Twinkle, Twinkle, Little Star – ONE BIG HAPPY HOME

One of the eternal struggles of parenting is getting your kids in bed and having them stay in their beds. Bedtime is a simple struggle at its root, kids don’t want to go to sleep and parents just want the kids to go to bed. 

It’s a struggle because we have competing agendas at bedtime, kids want to squeeze as much out of the day as possible and parents just want them to go to bed. Kids want to spend as much time as possible with their parents (I know this might be hard for some of you to believe), that’s why they want one more story, one more minute of snuggles, one more hug, or one more kiss. 

Parents just want their kids to go to bed. 

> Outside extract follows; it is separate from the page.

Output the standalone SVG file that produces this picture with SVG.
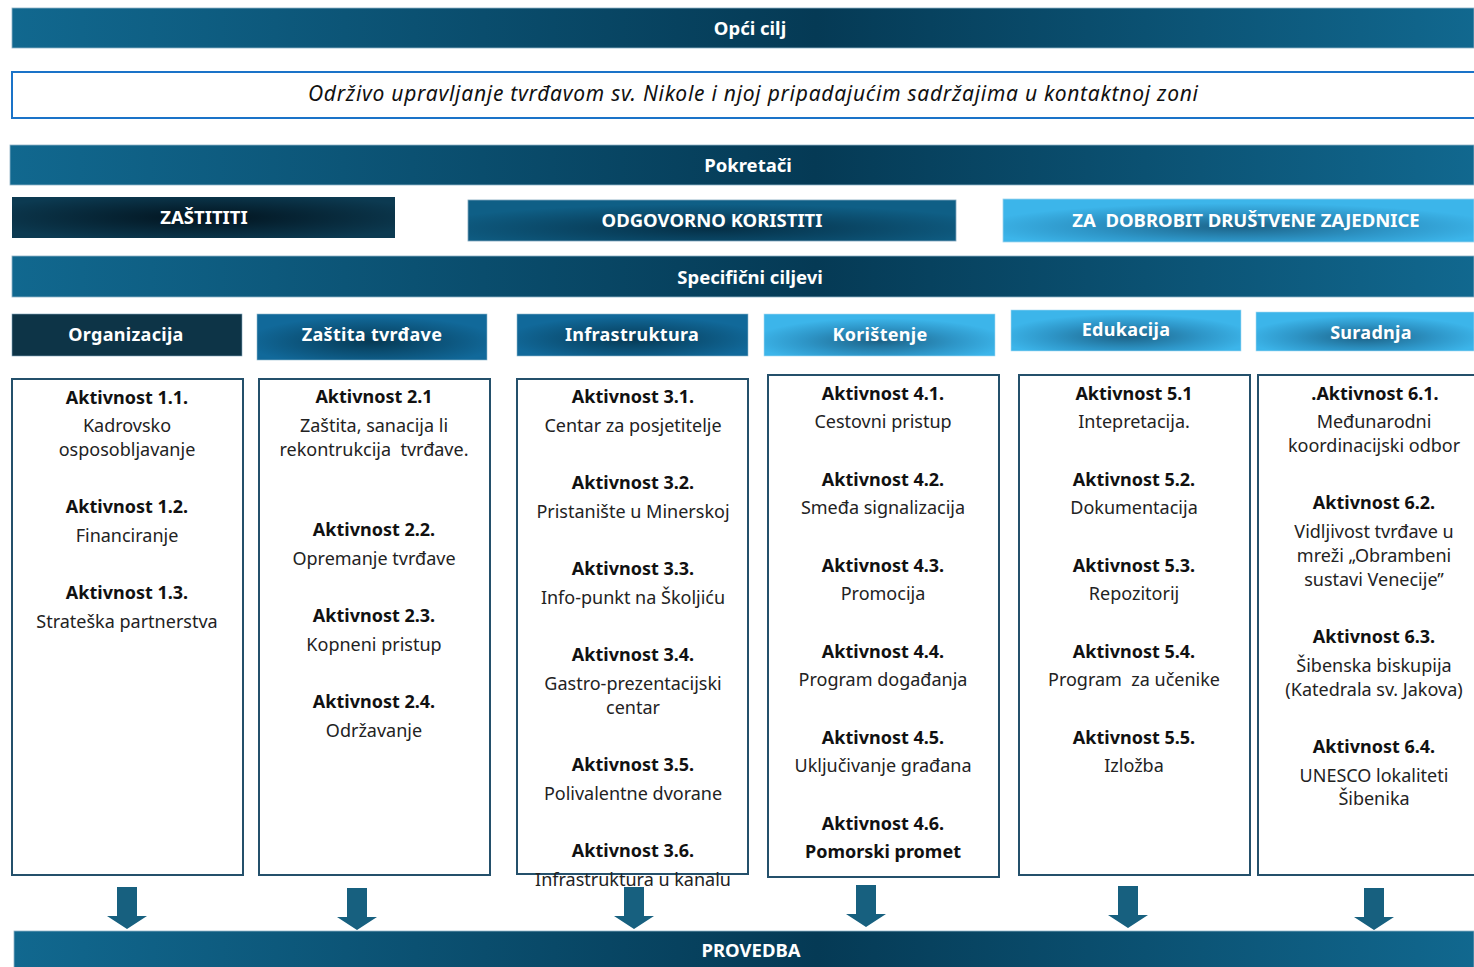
<svg xmlns="http://www.w3.org/2000/svg" width="1474" height="967" viewBox="0 0 1474 967">
<defs>
<linearGradient id="bar" x1="0" y1="0" x2="1" y2="0">
<stop offset="0" stop-color="#11688f"/>
<stop offset="0.55" stop-color="#053a55"/>
<stop offset="1" stop-color="#11688f"/>
</linearGradient>
<radialGradient id="darkBox" cx="0.5" cy="0.5" r="0.6">
<stop offset="0" stop-color="#02141f"/>
<stop offset="1" stop-color="#0c3a51"/>
</radialGradient>
<radialGradient id="midBox" cx="0.5" cy="0.7" r="0.6">
<stop offset="0" stop-color="#052f46"/>
<stop offset="1" stop-color="#0f5f86"/>
</radialGradient>
<radialGradient id="blueBox" cx="0.5" cy="0.6" r="0.55">
<stop offset="0" stop-color="#063a55"/>
<stop offset="1" stop-color="#11699a"/>
</radialGradient>
<radialGradient id="lightBox" cx="0.5" cy="0.65" r="0.55">
<stop offset="0" stop-color="#1c6388"/>
<stop offset="0.6" stop-color="#2e96c8"/>
<stop offset="1" stop-color="#3cb5ea"/>
</radialGradient>
<polygon id="arrow" points="-10,0 10,0 10,29 20,29 0,42 -20,29 -10,29" fill="#17607f"/>
</defs>
<style>
.bar{fill:url(#bar);stroke:#8fb3c7;stroke-width:0.8}
.bt{font-family:"Noto Sans","Liberation Sans",sans-serif;font-weight:bold;fill:#ffffff;font-size:18.5px;text-anchor:middle;dominant-baseline:central}
.ht{font-family:"Noto Sans","Liberation Sans",sans-serif;font-weight:bold;fill:#ffffff;font-size:18px;text-anchor:middle;dominant-baseline:central;letter-spacing:0.3px}
.box{fill:#ffffff;stroke:#24506b;stroke-width:2}
.a{font-family:"Noto Sans","Liberation Sans",sans-serif;font-weight:bold;fill:#111111;font-size:18px;text-anchor:middle}
.d{font-family:"Noto Sans","Liberation Sans",sans-serif;fill:#222222;font-size:18px;text-anchor:middle}
</style>

<g id="opci-cilj">
<rect class="bar" x="12" y="8" width="1462" height="40"/>
<text class="bt" x="750" y="27">Opći cilj</text>
</g>
<g id="goal">
<rect x="12" y="72" width="1470" height="46" fill="#ffffff" stroke="#1a73c8" stroke-width="2"/>
<text x="753" y="101" font-family="Noto Sans, Liberation Sans, sans-serif" font-style="italic" font-size="21" fill="#111111" text-anchor="middle" textLength="890" lengthAdjust="spacing">Održivo upravljanje tvrđavom sv. Nikole i njoj pripadajućim sadržajima u kontaktnoj zoni</text>
</g>
<g id="pokretaci">
<rect class="bar" x="10" y="145" width="1464" height="40"/>
<text class="bt" x="748" y="164">Pokretači</text>
</g>
<g id="zastititi">
<rect x="12" y="197" width="383" height="41" fill="url(#darkBox)"/>
<text class="bt" x="204" y="216">ZAŠTITITI</text>
</g>
<g id="odgovorno">
<rect x="468" y="200" width="488" height="41" fill="url(#midBox)" stroke="#7fa6bd" stroke-width="0.8"/>
<text class="bt" x="712" y="219">ODGOVORNO KORISTITI</text>
</g>
<g id="dobrobit">
<rect x="1003" y="199" width="471" height="43" fill="url(#lightBox)" stroke="#9fd4ee" stroke-width="0.8"/>
<text class="bt" x="1246" y="219" xml:space="preserve">ZA  DOBROBIT DRUŠTVENE ZAJEDNICE</text>
</g>
<g id="specificni">
<rect class="bar" x="12" y="256" width="1462" height="41"/>
<text class="bt" x="750" y="276">Specifični ciljevi</text>
</g>

<g id="h-organizacija">
<rect x="12" y="314" width="230" height="42" fill="#0d3447" stroke="#7fa6bd" stroke-width="0.6"/>
<text class="ht" x="126" y="334">Organizacija</text>
</g>
<g id="h-zastita">
<rect x="257" y="314" width="230" height="46" fill="url(#blueBox)" stroke="#8fb8cc" stroke-width="0.6"/>
<text class="ht" x="372" y="334">Zaštita  tvrđave</text>
</g>
<g id="h-infrastruktura">
<rect x="517" y="314" width="231" height="42" fill="url(#blueBox)" stroke="#8fb8cc" stroke-width="0.6"/>
<text class="ht" x="632" y="334">Infrastruktura</text>
</g>
<g id="h-koristenje">
<rect x="764" y="314" width="231" height="42" fill="url(#lightBox)" stroke="#a9dbf2" stroke-width="0.6"/>
<text class="ht" x="880" y="334">Korištenje</text>
</g>
<g id="h-edukacija">
<rect x="1011" y="310" width="230" height="41" fill="url(#lightBox)" stroke="#a9dbf2" stroke-width="0.6"/>
<text class="ht" x="1126" y="329">Edukacija</text>
</g>
<g id="h-suradnja">
<rect x="1256" y="312" width="218" height="39" fill="url(#lightBox)" stroke="#a9dbf2" stroke-width="0.6"/>
<text class="ht" x="1371" y="332">Suradnja</text>
</g>

<g id="col1">
<rect class="box" x="12" y="379" width="231" height="496"/>
<text class="a" x="127" y="404">Aktivnost 1.1.</text>
<text class="d" x="127" y="432">Kadrovsko</text>
<text class="d" x="127" y="456">osposobljavanje</text>
<text class="a" x="127" y="513">Aktivnost 1.2.</text>
<text class="d" x="127" y="542">Financiranje</text>
<text class="a" x="127" y="599">Aktivnost 1.3.</text>
<text class="d" x="127" y="628">Strateška partnerstva</text>
</g>
<g id="col2">
<rect class="box" x="259" y="379" width="231" height="496"/>
<text class="a" x="374" y="403">Aktivnost 2.1</text>
<text class="d" x="374" y="432">Zaštita, sanacija li</text>
<text class="d" x="374" y="456" xml:space="preserve">rekontrukcija  tvrđave.</text>
<text class="a" x="374" y="536">Aktivnost 2.2.</text>
<text class="d" x="374" y="565">Opremanje tvrđave</text>
<text class="a" x="374" y="622">Aktivnost 2.3.</text>
<text class="d" x="374" y="651">Kopneni pristup</text>
<text class="a" x="374" y="708">Aktivnost 2.4.</text>
<text class="d" x="374" y="737">Održavanje</text>
</g>
<g id="col3">
<rect class="box" x="517" y="379" width="231" height="495"/>
<text class="a" x="633" y="403">Aktivnost 3.1.</text>
<text class="d" x="633" y="432">Centar za posjetitelje</text>
<text class="a" x="633" y="489">Aktivnost 3.2.</text>
<text class="d" x="633" y="518">Pristanište u Minerskoj</text>
<text class="a" x="633" y="575">Aktivnost 3.3.</text>
<text class="d" x="633" y="604">Info-punkt na Školjiću</text>
<text class="a" x="633" y="661">Aktivnost 3.4.</text>
<text class="d" x="633" y="690">Gastro-prezentacijski</text>
<text class="d" x="633" y="714">centar</text>
<text class="a" x="633" y="771">Aktivnost 3.5.</text>
<text class="d" x="633" y="800">Polivalentne dvorane</text>
<text class="a" x="633" y="857">Aktivnost 3.6.</text>
<text class="d" x="633" y="886">Infrastruktura u kanalu</text>
</g>
<g id="col4">
<rect class="box" x="768" y="375" width="231" height="502"/>
<text class="a" x="883" y="400">Aktivnost 4.1.</text>
<text class="d" x="883" y="428">Cestovni pristup</text>
<text class="a" x="883" y="486">Aktivnost 4.2.</text>
<text class="d" x="883" y="514">Smeđa signalizacija</text>
<text class="a" x="883" y="572">Aktivnost 4.3.</text>
<text class="d" x="883" y="600">Promocija</text>
<text class="a" x="883" y="658">Aktivnost 4.4.</text>
<text class="d" x="883" y="686">Program događanja</text>
<text class="a" x="883" y="744">Aktivnost 4.5.</text>
<text class="d" x="883" y="772">Uključivanje građana</text>
<text class="a" x="883" y="830">Aktivnost 4.6.</text>
<text class="a" x="883" y="858">Pomorski promet</text>
</g>
<g id="col5">
<rect class="box" x="1019" y="375" width="231" height="500"/>
<text class="a" x="1134" y="400">Aktivnost 5.1</text>
<text class="d" x="1134" y="428">Intepretacija.</text>
<text class="a" x="1134" y="486">Aktivnost 5.2.</text>
<text class="d" x="1134" y="514">Dokumentacija</text>
<text class="a" x="1134" y="572">Aktivnost 5.3.</text>
<text class="d" x="1134" y="600">Repozitorij</text>
<text class="a" x="1134" y="658">Aktivnost 5.4.</text>
<text class="d" x="1134" y="686" xml:space="preserve">Program  za učenike</text>
<text class="a" x="1134" y="744">Aktivnost 5.5.</text>
<text class="d" x="1134" y="772">Izložba</text>
</g>
<g id="col6">
<rect class="box" x="1258" y="375" width="230" height="500"/>
<text class="a" x="1375" y="400">.Aktivnost 6.1.</text>
<text class="d" x="1374" y="428">Međunarodni</text>
<text class="d" x="1374" y="452">koordinacijski odbor</text>
<text class="a" x="1374" y="509">Aktivnost 6.2.</text>
<text class="d" x="1374" y="538">Vidljivost tvrđave u</text>
<text class="d" x="1374" y="562">mreži „Obrambeni</text>
<text class="d" x="1374" y="586">sustavi Venecije”</text>
<text class="a" x="1374" y="643">Aktivnost 6.3.</text>
<text class="d" x="1374" y="672">Šibenska biskupija</text>
<text class="d" x="1374" y="696">(Katedrala sv. Jakova)</text>
<text class="a" x="1374" y="753">Aktivnost 6.4.</text>
<text class="d" x="1374" y="782">UNESCO lokaliteti</text>
<text class="d" x="1374" y="805">Šibenika</text>
</g>

<g id="connectors">
<use href="#arrow" x="127" y="887"/>
<use href="#arrow" x="357" y="888"/>
<use href="#arrow" x="634" y="887"/>
<use href="#arrow" x="866" y="885"/>
<use href="#arrow" x="1128" y="886"/>
<use href="#arrow" x="1374" y="888"/>
</g>

<g id="provedba">
<rect class="bar" x="14" y="931" width="1460" height="40"/>
<text class="bt" x="751" y="949">PROVEDBA</text>
</g>
</svg>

As parents, we want to get on with our evening which could be doing the dinner dishes, responding to emails, making school lunches, or just watching a little TV. 

These competing agendas explain why we are more likely to respond out of increasing levels of frustration after bedtime rather than with the kindness our kids need. 

They also explain why we tend to push our kids away after bedtime rather than bring them close and help them the way they need us to help them. I think it’s because we feel like kids have an insatiable appetite for getting what they want. After all, we know that if you give them an inch they’ll take a mile. At least that is what conventional wisdom says. 

As it turns out, conventional wisdom might be wrong on this one.

What we have learned is to embrace the kids when they come downstairs. When we do that we reduce their anxiety about not sleeping or being out of their beds. Which in turn allows them to stay in their beds. Which in turn reduces our frustration with them.

Sometimes we have to lean into the things we need to avoid to get the results that we want.